THE EXERCISE »
Each line from the line with "Emit a Python" to the line with "W, H = 1067, 678", inclusive, is to be repeated exactly; no other line and no picture belongs in the copy.

ENTRIES PROVIDED »

------------

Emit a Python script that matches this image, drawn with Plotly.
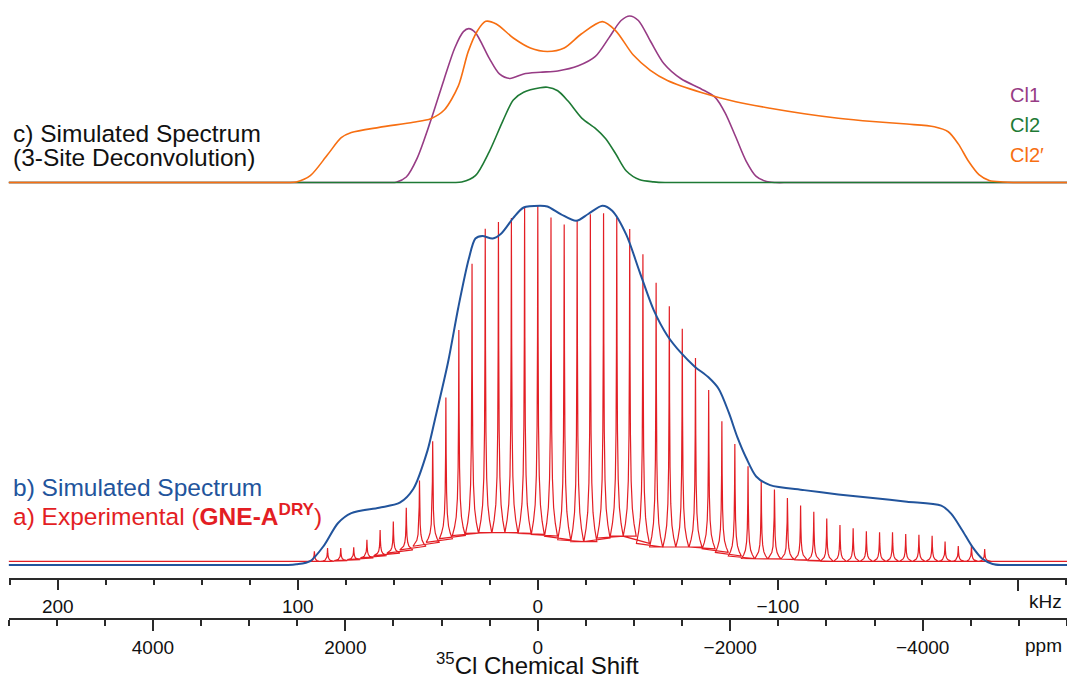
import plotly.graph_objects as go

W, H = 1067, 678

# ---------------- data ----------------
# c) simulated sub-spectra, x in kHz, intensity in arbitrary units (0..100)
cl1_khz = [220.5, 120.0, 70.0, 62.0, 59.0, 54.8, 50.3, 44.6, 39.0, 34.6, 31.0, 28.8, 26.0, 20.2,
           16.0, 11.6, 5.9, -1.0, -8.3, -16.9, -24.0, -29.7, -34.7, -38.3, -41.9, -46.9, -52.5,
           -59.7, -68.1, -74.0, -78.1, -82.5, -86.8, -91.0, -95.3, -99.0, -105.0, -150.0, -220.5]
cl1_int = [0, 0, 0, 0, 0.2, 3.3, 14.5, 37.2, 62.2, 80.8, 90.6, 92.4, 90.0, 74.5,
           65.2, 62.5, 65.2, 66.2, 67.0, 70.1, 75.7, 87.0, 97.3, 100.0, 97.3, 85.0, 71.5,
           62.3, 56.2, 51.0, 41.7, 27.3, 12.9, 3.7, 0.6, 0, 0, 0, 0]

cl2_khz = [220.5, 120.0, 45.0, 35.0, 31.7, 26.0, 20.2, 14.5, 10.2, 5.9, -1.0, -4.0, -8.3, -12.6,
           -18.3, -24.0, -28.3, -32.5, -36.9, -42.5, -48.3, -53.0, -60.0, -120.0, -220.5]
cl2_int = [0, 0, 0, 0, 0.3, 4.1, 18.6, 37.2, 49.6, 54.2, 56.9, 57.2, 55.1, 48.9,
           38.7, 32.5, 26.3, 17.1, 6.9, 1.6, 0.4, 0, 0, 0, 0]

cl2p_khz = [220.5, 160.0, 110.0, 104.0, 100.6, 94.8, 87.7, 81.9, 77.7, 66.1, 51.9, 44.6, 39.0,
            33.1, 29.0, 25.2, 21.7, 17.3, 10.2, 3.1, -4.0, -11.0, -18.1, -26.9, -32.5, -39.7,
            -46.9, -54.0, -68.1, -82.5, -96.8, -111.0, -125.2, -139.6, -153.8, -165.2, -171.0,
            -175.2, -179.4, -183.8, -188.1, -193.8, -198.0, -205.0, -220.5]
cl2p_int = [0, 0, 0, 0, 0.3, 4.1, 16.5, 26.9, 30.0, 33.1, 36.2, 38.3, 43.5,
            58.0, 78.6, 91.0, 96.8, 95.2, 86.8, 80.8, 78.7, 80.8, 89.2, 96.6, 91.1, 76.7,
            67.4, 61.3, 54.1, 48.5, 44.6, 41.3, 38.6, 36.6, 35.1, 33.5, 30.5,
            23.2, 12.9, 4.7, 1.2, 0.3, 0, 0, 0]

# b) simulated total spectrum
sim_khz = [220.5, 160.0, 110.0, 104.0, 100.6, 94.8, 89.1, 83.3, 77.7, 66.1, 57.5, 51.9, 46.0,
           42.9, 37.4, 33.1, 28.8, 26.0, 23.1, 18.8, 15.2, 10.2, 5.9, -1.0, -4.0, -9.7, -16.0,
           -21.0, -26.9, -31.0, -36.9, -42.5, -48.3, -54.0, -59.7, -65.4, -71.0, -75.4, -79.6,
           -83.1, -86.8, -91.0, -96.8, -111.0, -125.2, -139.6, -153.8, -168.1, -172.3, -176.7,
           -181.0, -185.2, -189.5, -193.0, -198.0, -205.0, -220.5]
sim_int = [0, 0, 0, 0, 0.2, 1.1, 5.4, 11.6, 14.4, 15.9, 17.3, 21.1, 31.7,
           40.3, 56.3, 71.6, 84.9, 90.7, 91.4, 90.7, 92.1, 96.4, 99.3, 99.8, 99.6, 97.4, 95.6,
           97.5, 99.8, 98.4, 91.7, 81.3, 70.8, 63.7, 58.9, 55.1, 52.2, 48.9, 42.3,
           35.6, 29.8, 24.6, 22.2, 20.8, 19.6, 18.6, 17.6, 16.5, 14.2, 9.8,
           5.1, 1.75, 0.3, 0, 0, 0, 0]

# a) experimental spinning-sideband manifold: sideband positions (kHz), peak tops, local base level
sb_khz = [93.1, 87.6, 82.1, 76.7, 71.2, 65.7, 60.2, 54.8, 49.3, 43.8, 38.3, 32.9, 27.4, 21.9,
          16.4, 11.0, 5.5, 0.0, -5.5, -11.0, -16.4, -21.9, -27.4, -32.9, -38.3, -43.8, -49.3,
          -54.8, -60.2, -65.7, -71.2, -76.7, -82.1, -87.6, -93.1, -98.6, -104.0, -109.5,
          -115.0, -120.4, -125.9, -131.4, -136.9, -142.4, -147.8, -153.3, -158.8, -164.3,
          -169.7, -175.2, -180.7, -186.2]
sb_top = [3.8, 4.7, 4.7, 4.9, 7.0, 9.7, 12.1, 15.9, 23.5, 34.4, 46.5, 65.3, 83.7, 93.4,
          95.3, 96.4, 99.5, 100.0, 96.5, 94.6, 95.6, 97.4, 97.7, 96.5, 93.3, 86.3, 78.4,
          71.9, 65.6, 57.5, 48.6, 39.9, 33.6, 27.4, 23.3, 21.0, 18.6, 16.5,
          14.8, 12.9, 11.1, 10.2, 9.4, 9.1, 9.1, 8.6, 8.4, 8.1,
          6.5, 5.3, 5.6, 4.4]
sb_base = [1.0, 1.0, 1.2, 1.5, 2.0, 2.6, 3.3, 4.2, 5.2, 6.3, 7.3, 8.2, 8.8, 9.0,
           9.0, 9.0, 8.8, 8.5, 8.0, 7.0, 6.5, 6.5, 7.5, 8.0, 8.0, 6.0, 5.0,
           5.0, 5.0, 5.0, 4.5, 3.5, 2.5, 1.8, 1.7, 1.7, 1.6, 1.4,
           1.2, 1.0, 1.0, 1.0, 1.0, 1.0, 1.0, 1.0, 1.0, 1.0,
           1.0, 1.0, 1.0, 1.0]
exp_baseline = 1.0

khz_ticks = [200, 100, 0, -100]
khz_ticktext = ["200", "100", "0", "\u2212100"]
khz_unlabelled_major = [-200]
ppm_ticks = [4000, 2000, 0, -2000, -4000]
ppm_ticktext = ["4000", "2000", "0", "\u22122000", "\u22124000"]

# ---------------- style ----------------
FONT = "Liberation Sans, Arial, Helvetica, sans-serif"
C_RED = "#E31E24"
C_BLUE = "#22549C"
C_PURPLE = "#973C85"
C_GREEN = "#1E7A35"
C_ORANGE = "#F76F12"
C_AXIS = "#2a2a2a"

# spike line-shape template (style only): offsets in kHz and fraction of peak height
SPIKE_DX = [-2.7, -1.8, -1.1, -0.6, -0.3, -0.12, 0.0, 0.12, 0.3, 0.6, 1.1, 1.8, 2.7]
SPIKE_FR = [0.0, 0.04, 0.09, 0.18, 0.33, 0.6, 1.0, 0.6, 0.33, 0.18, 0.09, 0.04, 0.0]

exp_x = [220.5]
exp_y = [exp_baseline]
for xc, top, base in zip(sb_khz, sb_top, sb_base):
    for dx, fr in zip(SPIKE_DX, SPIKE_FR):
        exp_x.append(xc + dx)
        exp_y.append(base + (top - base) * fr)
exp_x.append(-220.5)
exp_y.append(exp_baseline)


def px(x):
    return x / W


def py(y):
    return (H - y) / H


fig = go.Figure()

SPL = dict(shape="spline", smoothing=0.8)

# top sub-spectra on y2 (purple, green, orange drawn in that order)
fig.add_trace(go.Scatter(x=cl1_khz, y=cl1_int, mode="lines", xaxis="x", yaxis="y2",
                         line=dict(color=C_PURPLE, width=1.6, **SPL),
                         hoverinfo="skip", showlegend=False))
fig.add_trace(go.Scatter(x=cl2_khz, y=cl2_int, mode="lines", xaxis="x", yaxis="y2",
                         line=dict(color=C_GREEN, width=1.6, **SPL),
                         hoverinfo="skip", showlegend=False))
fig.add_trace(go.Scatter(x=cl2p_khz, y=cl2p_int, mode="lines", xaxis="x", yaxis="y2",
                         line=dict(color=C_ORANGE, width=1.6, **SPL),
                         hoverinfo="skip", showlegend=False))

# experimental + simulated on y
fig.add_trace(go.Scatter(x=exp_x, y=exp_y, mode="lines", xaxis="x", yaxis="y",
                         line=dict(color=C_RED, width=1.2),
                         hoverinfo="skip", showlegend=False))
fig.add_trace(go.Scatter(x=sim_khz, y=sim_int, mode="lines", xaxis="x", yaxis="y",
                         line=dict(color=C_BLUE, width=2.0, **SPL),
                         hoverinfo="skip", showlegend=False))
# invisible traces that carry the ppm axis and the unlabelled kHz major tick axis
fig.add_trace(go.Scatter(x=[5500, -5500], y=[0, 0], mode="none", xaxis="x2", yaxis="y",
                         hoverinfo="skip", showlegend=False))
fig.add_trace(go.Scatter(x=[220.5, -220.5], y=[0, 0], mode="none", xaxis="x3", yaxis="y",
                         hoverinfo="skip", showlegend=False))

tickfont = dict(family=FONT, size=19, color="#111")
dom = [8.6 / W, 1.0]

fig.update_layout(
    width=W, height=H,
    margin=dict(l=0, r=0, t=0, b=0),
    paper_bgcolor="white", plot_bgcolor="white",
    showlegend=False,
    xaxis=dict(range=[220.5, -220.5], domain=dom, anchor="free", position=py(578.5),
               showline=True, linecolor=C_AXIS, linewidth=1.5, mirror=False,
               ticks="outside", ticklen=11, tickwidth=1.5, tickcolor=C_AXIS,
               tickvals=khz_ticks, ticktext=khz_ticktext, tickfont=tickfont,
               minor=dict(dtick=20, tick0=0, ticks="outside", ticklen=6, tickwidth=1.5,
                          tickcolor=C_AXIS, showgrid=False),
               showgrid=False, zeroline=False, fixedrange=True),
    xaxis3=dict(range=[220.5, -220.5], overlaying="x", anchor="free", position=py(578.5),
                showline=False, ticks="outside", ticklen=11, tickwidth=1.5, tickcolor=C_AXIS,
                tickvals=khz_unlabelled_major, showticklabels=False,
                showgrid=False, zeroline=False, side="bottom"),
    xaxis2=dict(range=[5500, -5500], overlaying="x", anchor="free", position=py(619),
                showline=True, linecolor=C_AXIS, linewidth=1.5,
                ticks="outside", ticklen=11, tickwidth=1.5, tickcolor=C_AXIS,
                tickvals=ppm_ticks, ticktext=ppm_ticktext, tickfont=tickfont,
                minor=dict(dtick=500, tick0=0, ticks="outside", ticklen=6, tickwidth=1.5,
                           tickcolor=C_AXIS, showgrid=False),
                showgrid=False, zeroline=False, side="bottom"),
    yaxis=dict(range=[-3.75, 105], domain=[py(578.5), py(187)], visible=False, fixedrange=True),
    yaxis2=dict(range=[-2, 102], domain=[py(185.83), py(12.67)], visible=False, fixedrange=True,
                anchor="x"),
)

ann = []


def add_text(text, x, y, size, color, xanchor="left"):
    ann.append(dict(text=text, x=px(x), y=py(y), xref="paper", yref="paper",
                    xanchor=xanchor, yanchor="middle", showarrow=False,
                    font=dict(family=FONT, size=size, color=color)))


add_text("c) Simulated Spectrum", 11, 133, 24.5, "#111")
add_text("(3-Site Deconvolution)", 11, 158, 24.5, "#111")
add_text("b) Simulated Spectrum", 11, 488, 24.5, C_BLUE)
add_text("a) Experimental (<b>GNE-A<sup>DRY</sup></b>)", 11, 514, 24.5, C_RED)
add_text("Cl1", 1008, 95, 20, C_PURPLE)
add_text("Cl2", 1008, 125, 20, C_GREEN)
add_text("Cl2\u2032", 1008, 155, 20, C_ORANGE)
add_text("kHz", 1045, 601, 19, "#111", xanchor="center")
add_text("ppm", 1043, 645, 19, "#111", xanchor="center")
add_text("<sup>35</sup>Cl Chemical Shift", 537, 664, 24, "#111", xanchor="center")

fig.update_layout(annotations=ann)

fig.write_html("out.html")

------------

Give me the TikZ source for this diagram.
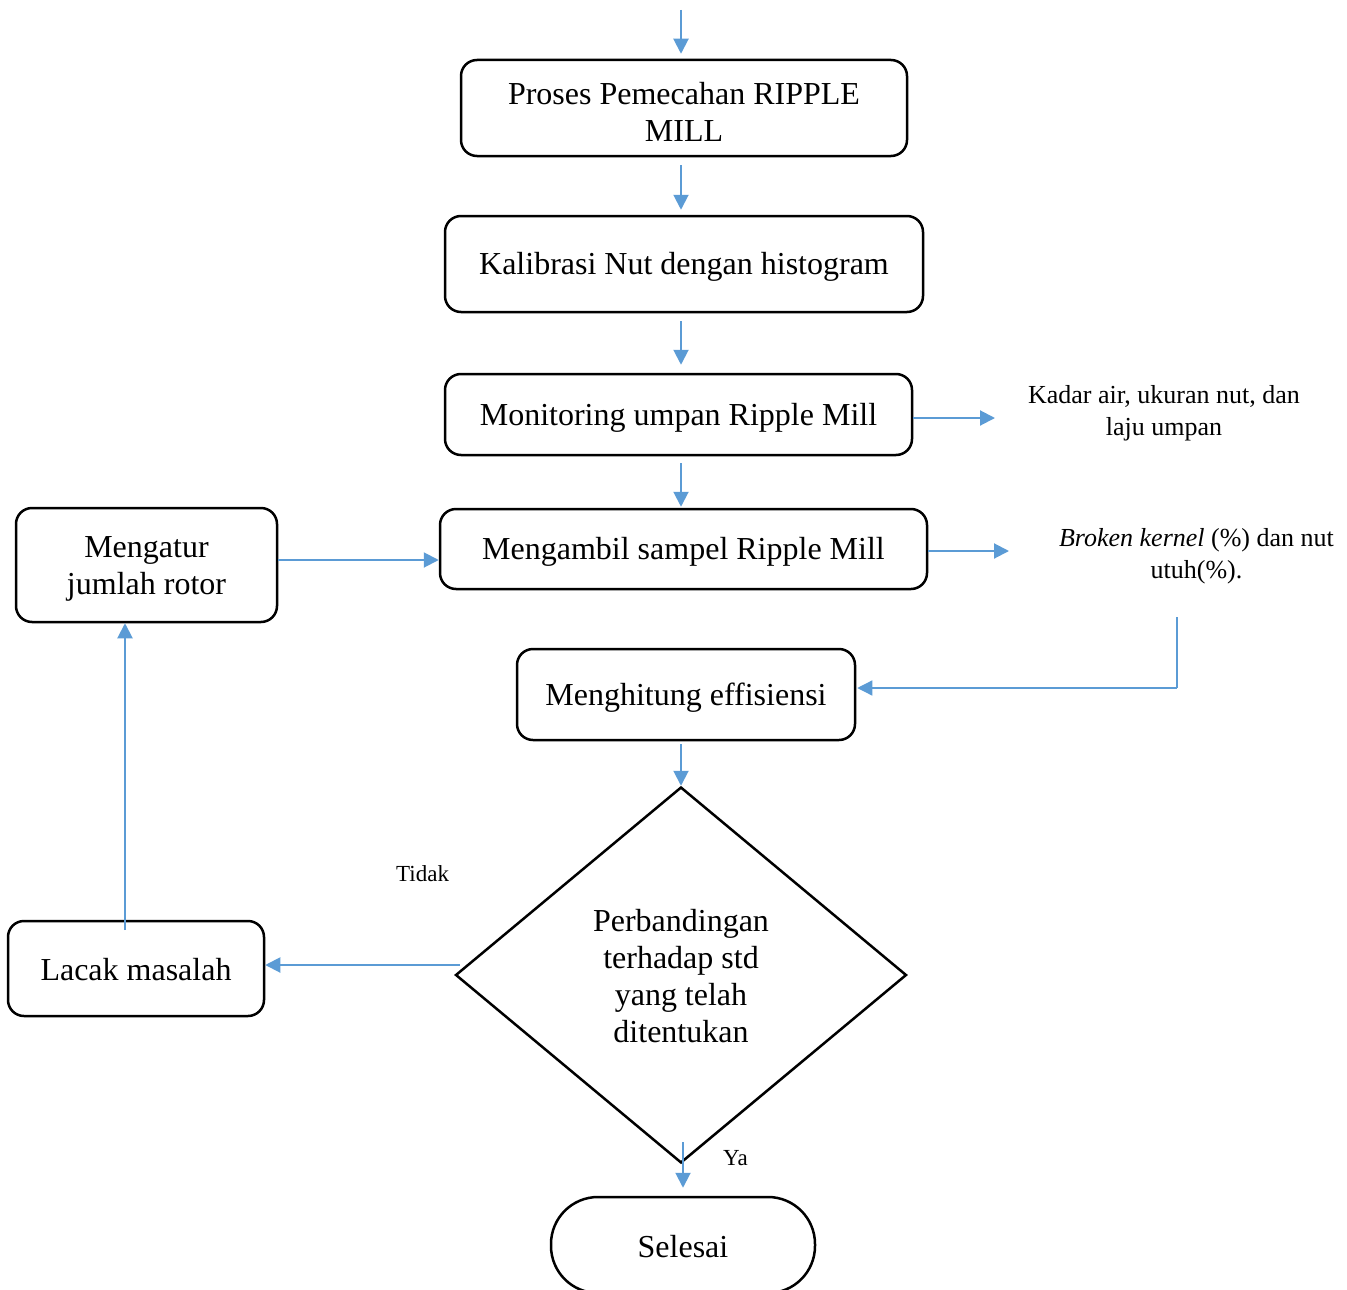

------------

OUTPUT OF THE EXERCISE »
Emit a Python script that matches this image, drawn with Plotly.
import plotly.graph_objects as go

W, H = 1067, 678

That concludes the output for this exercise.